Preacher: The Rev’d Canon Jenny Wilson, Precentor 

In the name of God, creating, redeeming, sanctifying, … Amen.

One First World War historian wrote the following about Gallipoli:

“The first to go ashore that day were the Anzacs.  For reasons not finally established, they were put ashore at the wrong place: on a beach that, instead of being a mile in length, amounted to only a few hundred yards, and that opened not on to a sandbank but on to almost sheer scrub-bestrewn cliffs.  The covering force that landed just before dawn – and, so as to facilitate surprise, without artillery support – pushed inland with great initiative.  But the nature of the terrain broke up the attackers into small pockets of men incapable of consistent advance and hampered their rate of progress decisively.  So although the Turks assigned to defend this area were not well placed, their faulty disposition was more than counter-balanced by the hindrances that geography presented to the invaders.  And as the day wore on, no adequate support of men or material was reaching the Anzac covering force.  Thousands of fresh troops were being ferried into the cramped space on which the landing had been made, but none knew where they were, where they ought to be, or what was occurring beyond the beach-head.  By the time a forward move was being organized, the advance guard were either falling back to avoid being outflanked or were being forced back by mounting Turkish pressure.  Such high points as the Anzacs had captured were gradually wrested from them, and they found themselves being driven towards the sea.

By nightfall the situation at “Anzac Cove”, as the place where fate or ill-fortune had landed them was henceforth to be known, seemed perilous.  The divisional commanders were seriously contemplating evacuation, and prevailed on a reluctant Birdwood (commander of the Anzac Corps) to seek consent for this course from the Commander-in-Chief.  Hamilton rejected the proposal:  “there is nothing for it”, he replied, “but to dig yourselves right in and stick it out”.  In a postscript he reaffirmed:  “You have got through the difficult business, now you have only to dig, dig, dig, until you are safe.”[1] End of quote.

Dig, dig, dig until you are safe … or maybe not.

We have heard the words of the poet Wilfred Owen:

“What passing bells for those who die as cattle …”

There is a great poignancy in hearing this “anthem for doomed youth” read in a cathedral, for it is here that each Sunday night we hear our own anthems sung. Anthems that seem always to point to our not being doomed, to hope even in places where there seems to be little hope, to something of the love of the one who created us, and redeemed us, who made all things and holds them in the palm of his hands. Somehow these anthems, Wilfred Owen’s anthem and the anthems we hear sung, stand alongside one another, are sung, read, not the one to overwhelm the other but to look at one another if you like and say, these are the truths of human life.

What passing-bells for these who die as cattle?

 Only the monstrous anger of the guns.

Only the stuttering rifles’ rapid rattle

Can patter out their hasty orisons.

What passing bells …

That youth can be doomed … that human life, created life seems to have within it the capacity to reduce us to men, women sent into impossible places and left to that digging until safety comes … or so often does not.

And then the anthems of hope.
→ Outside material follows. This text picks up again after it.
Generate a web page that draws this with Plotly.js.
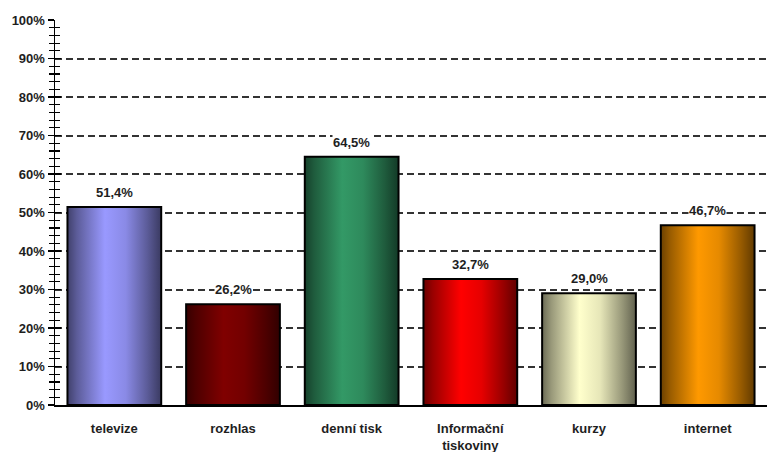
<!DOCTYPE html>
<html>
<head>
<meta charset="utf-8">
<script src="https://cdn.plot.ly/plotly-3.0.1.min.js"></script>
<style>
  html, body { margin: 0; padding: 0; background: #ffffff; }
  #chart { width: 767px; height: 452px; }
</style>
</head>
<body>
<div id="chart"></div>
<script>
// Media channels and the share of respondents using each one (%)
const categories = ['televize', 'rozhlas', 'denní tisk', 'Informační<br>tiskoviny', 'kurzy', 'internet'];
const shares = [51.4, 26.2, 64.5, 32.7, 29.0, 46.7];
// Base colour of each bar (brightest band of its shading)
const barColors = ['#9999ff', '#800000', '#339966', '#ff0000', '#ffffcc', '#ff9900'];

const FONT = 'Liberation Sans, Arial, Helvetica, sans-serif';
const TXT = { family: FONT, size: 13, color: '#1e1e1e', weight: 700 };

function fmtPct(v) {
  return v.toFixed(1).replace('.', ',') + '%';
}

function shade(hex, f) {
  const n = parseInt(hex.slice(1), 16);
  const r = Math.round(((n >> 16) & 255) * f);
  const g = Math.round(((n >> 8) & 255) * f);
  const b = Math.round((n & 255) * f);
  return `rgb(${r},${g},${b})`;
}

const bars = {
  type: 'bar',
  x: categories,
  y: shares,
  marker: {
    color: barColors,
    line: { color: '#000000', width: 2 }
  },
  hoverinfo: 'none'
};

// Invisible companion trace so the inner tick axis gets drawn
const tickCarrier = {
  type: 'scatter',
  x: categories,
  y: shares,
  yaxis: 'y2',
  mode: 'markers',
  marker: { opacity: 0 },
  hoverinfo: 'skip'
};

const labels = shares.map((v, i) => ({
  x: categories[i],
  y: v,
  xref: 'x',
  yref: 'y',
  text: fmtPct(v),
  showarrow: false,
  yanchor: 'bottom',
  yshift: 6,
  bgcolor: '#ffffff',
  borderpad: 0,
  font: TXT
}));

const tickCommon = {
  range: [0, 100],
  tickmode: 'linear',
  tick0: 0,
  dtick: 10,
  ticklen: 6,
  tickwidth: 1.3,
  tickcolor: '#000000',
  fixedrange: true
};
const minorCommon = { dtick: 2, ticklen: 5, tickwidth: 1.2, tickcolor: '#000000', showgrid: false };

const layout = {
  width: 767,
  height: 452,
  margin: { l: 55, r: 0, t: 20, b: 47 },
  paper_bgcolor: '#ffffff',
  plot_bgcolor: '#ffffff',
  showlegend: false,
  bargap: 0.21,
  font: TXT,
  xaxis: {
    showline: true,
    linecolor: '#000000',
    linewidth: 1.5,
    ticks: '',
    ticklabelstandoff: 11,
    tickfont: TXT,
    fixedrange: true
  },
  yaxis: Object.assign({}, tickCommon, {
    ticks: 'outside',
    minor: Object.assign({}, minorCommon, { ticks: 'outside' }),
    ticksuffix: '%',
    showline: true,
    linecolor: '#000000',
    linewidth: 1.5,
    showgrid: true,
    gridcolor: '#333333',
    gridwidth: 2,
    griddash: '7px,4px',
    zeroline: false,
    tickfont: TXT
  }),
  yaxis2: Object.assign({}, tickCommon, {
    overlaying: 'y',
    anchor: 'x',
    side: 'left',
    ticks: 'inside',
    minor: Object.assign({}, minorCommon, { ticks: 'inside' }),
    showticklabels: false,
    showgrid: false,
    zeroline: false,
    showline: false
  }),
  annotations: labels
};

Plotly.newPlot('chart', [bars, tickCarrier], layout, { displayModeBar: false, staticPlot: true }).then(gd => {
  // Cylinder-like horizontal shading for each bar
  const svg = gd.querySelector('svg.main-svg');
  const NS = 'http://www.w3.org/2000/svg';
  let defs = svg.querySelector('defs');
  if (!defs) { defs = document.createElementNS(NS, 'defs'); svg.insertBefore(defs, svg.firstChild); }
  barColors.forEach((c, i) => {
    const g = document.createElementNS(NS, 'linearGradient');
    g.setAttribute('id', 'barShade' + i);
    g.setAttribute('x1', '0'); g.setAttribute('x2', '1');
    g.setAttribute('y1', '0'); g.setAttribute('y2', '0');
    [[0, 0.42], [0.1, 0.6], [0.4, 1.0], [0.62, 0.9], [0.85, 0.6], [1, 0.38]].forEach(([o, f]) => {
      const s = document.createElementNS(NS, 'stop');
      s.setAttribute('offset', o);
      s.setAttribute('stop-color', shade(c, f));
      g.appendChild(s);
    });
    defs.appendChild(g);
  });
  gd.querySelectorAll('.barlayer .point path').forEach((p, i) => {
    p.style.fill = `url(#barShade${i})`;
  });
});
</script>
</body>
</html>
That even where there seems no hope, love can be, and may transform. The love of the poet who saw and wrote as boldly as he could the truth of what he lived and knew, the calling of the historians who strive to dig, themselves, through vast documents to analyse and understand, the struggle of those who survive to survive well …and then there is Christ.

‘No one has greater love than this, than to lay down one’s life for one’s friends.’ Jesus said. (John 14:13) Speaking at his final supper with the disciples as he faced his passion and death. John’s account of this meal shows Jesus speaking at length with those disciples telling them, “Do not let your hearts be troubled,” when troubled their hearts surely were, assuring them that he would be with them, his spirit would be sent to them, whatever they faced he would have faced it too. ‘No one has greater love than this, than to lay down one’s life for one’s friends.’ He said, as he was about to do just that.

Christ who became the one sent into an impossible place where there was only courage and love and forgiveness – his digging …digging deep into his faith in God, in the great love of God, to find there, even in his dying, the strength to love and forgive.

Tomorrow, on Anzac Day we remember those who went to war, gave their lives in war, mourned those they loved who did not return from war. And we know that these wars continue. The dig, dig, digging goes on. The brave and frightened attempts -in fighting now so different and still so inhuman, … and so human – go on.

And so we turn again to historians to try to help us understand, and we turn to poets to speak a truth born of a life that has known war, and we allow our anthems to be sung and sung again in the hope that the voice of the God of love will one day gather in and hold in safety all the voices of war.

[1] Trevor Wilson The Myriad Faces of War p134.